Из выступления Натальи Нарочницкой, президента Фонда исторической перспективы, доктора исторических наук, депутата Государственной Думы: «Британия наш самый серьезный геополитический противник, который, как только Россия вышла к Причерноморью и к Балтике, двести-триста лет только и думал о том, как бы использовать любой шанс — революция, мировая война — чтобы оттеснить нас на северо-восток Евразии, где глубина промерзания три метра.
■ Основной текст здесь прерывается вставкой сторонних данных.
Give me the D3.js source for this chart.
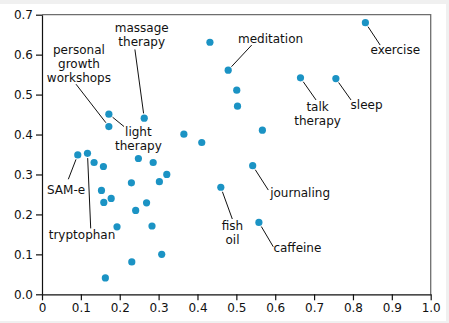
<!DOCTYPE html>
<html>
<head>
<meta charset="utf-8">
<script src="https://cdn.jsdelivr.net/npm/d3@7"></script>
<style>
  html, body { margin: 0; padding: 0; background: #f0f0f0; }
  svg { display: block; }
  text { font-family: "DejaVu Sans", Verdana, sans-serif; font-size: 12px; fill: #111; }
</style>
</head>
<body>
<svg id="chart" width="449" height="323"></svg>
<script>
// ---- data ----
const xValues = [0.832, 0.432, 0.479, 0.665, 0.756, 0.501, 0.503, 0.172, 0.172, 0.263,
                 0.567, 0.365, 0.411, 0.092, 0.117, 0.134, 0.158, 0.248, 0.286, 0.542,
                 0.321, 0.302, 0.230, 0.460, 0.153, 0.178, 0.159, 0.269, 0.241, 0.558,
                 0.193, 0.283, 0.308, 0.231, 0.163];
const yValues = [0.680, 0.631, 0.561, 0.542, 0.540, 0.511, 0.471, 0.451, 0.420, 0.441,
                 0.411, 0.401, 0.380, 0.349, 0.353, 0.330, 0.320, 0.340, 0.330, 0.322,
                 0.300, 0.282, 0.279, 0.268, 0.260, 0.240, 0.230, 0.229, 0.210, 0.180,
                 0.169, 0.171, 0.100, 0.081, 0.041];
const xTicks = [0, 0.1, 0.2, 0.3, 0.4, 0.5, 0.6, 0.7, 0.8, 0.9, 1.0];
const yTicks = [0, 0.1, 0.2, 0.3, 0.4, 0.5, 0.6, 0.7];
const xTickLabels = ["0", "0.1", "0.2", "0.3", "0.4", "0.5", "0.6", "0.7", "0.8", "0.9", "1.0"];
const yTickLabels = ["0.0", "0.1", "0.2", "0.3", "0.4", "0.5", "0.6", "0.7"];

// annotated points: index into values, label lines
const labelPoint = [0, 2, 3, 4, 9, 8, 7, 13, 14, 19, 23, 29];
const labelText = [["exercise"], ["meditation"], ["talk", "therapy"], ["sleep"],
                   ["massage", "therapy"], ["personal", "growth", "workshops"], ["light", "therapy"],
                   ["SAM-e"], ["tryptophan"], ["journaling"], ["fish", "oil"], ["caffeine"]];
// label anchor (data units) and leader end (data units)
const labelX = [0.909, 0.588, 0.709, 0.835, 0.2565, 0.095, 0.248, 0.062, 0.103, 0.664, 0.490, 0.657];
const labelY = [0.613, 0.6385, 0.470, 0.474, 0.666, 0.613, 0.4056, 0.261, 0.150, 0.253, 0.171, 0.1167];
const leaderX = [0.870, 0.5395, 0.705, 0.795, 0.239, 0.0875, 0.211, 0.0677, 0.1253, 0.5822, 0.4896, 0.595];
const leaderY = [0.624, 0.624, 0.4865, 0.4865, 0.613, 0.526, 0.420, 0.288, 0.165, 0.261, 0.1885, 0.119];

// ---- layout ----
const mLeft = 42, mRight = 430.7, mTop = 14.7, mBottom = 294.3;
const svg = d3.select("#chart");

svg.append("rect").attr("x", 0).attr("y", 4).attr("width", 446).attr("height", 317).attr("fill", "#fff");

const x = d3.scaleLinear().domain([0, 1]).range([mLeft, mRight]);
const y = d3.scaleLinear().domain([0, 0.7]).range([mBottom, mTop]);

// frame (top & right)
svg.append("path")
  .attr("d", `M${x(0)},${y(0.7)}H${x(1)}V${y(0)}`)
  .attr("fill", "none").attr("stroke", "#6e6e6e").attr("stroke-width", 1.3);

const xAxis = d3.axisBottom(x).tickValues(xTicks)
  .tickFormat((d, i) => xTickLabels[i]).tickSize(6).tickSizeOuter(0).tickPadding(3);
const yAxis = d3.axisLeft(y).tickValues(yTicks)
  .tickFormat((d, i) => yTickLabels[i]).tickSize(6).tickSizeOuter(0).tickPadding(3);

const gx = svg.append("g").attr("transform", `translate(0,${mBottom})`).call(xAxis);
const gy = svg.append("g").attr("transform", `translate(${mLeft},0)`).call(yAxis);
[gx, gy].forEach(g => {
  g.selectAll("text").style("font-family", '"DejaVu Sans", Verdana, sans-serif').style("font-size", "12px").attr("fill", "#111");
  g.selectAll("path, line").attr("stroke", "#111").attr("stroke-width", 1.2);
});

// leaders
const r = 3.6;
const leaders = svg.append("g");
labelPoint.forEach((pi, k) => {
  const px = x(xValues[pi]), py = y(yValues[pi]);
  const ex = x(leaderX[k]), ey = y(leaderY[k]);
  const dx = ex - px, dy = ey - py, len = Math.hypot(dx, dy);
  const off = r + 1.2;
  leaders.append("line")
    .attr("x1", px + dx / len * off).attr("y1", py + dy / len * off)
    .attr("x2", ex).attr("y2", ey)
    .attr("stroke", "#111").attr("stroke-width", 1);
});

// points
svg.append("g").selectAll("circle")
  .data(xValues.map((v, i) => [v, yValues[i]]))
  .join("circle")
  .attr("cx", d => x(d[0])).attr("cy", d => y(d[1]))
  .attr("r", r).attr("fill", "#1b93c4");

// labels
const lineH = 14;
labelText.forEach((lines, k) => {
  const t = svg.append("text")
    .attr("x", x(labelX[k])).attr("y", y(labelY[k]))
    .attr("text-anchor", "middle");
  lines.forEach((s, j) => {
    t.append("tspan").attr("x", x(labelX[k])).attr("y", y(labelY[k]) + j * lineH)
      .attr("dy", "0.35em").text(s);
  });
});
</script>
</body>
</html>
К тем опасностям, которые здесь уже перечислили, первая — это достаточно примитивное эпигонство современных западных структур, оно уже, правда, отходит сейчас, слава богу, и, собственно, либеральную идею в ее постсоветском исполнении народ отторгнул, и даже элита фактически отторгла именно в связи с ее страшной примитивностью, поскольку нынешние неозападники — это такая смешная и убогая пародия на великое западничества прошлого, что просто диву даешься. Но, к сожалению, именно славянофильство у нас проявляется тоже как очень сермяжная идеализация примитивного быта, к счастью, в этом семинаре я совсем иное увидела.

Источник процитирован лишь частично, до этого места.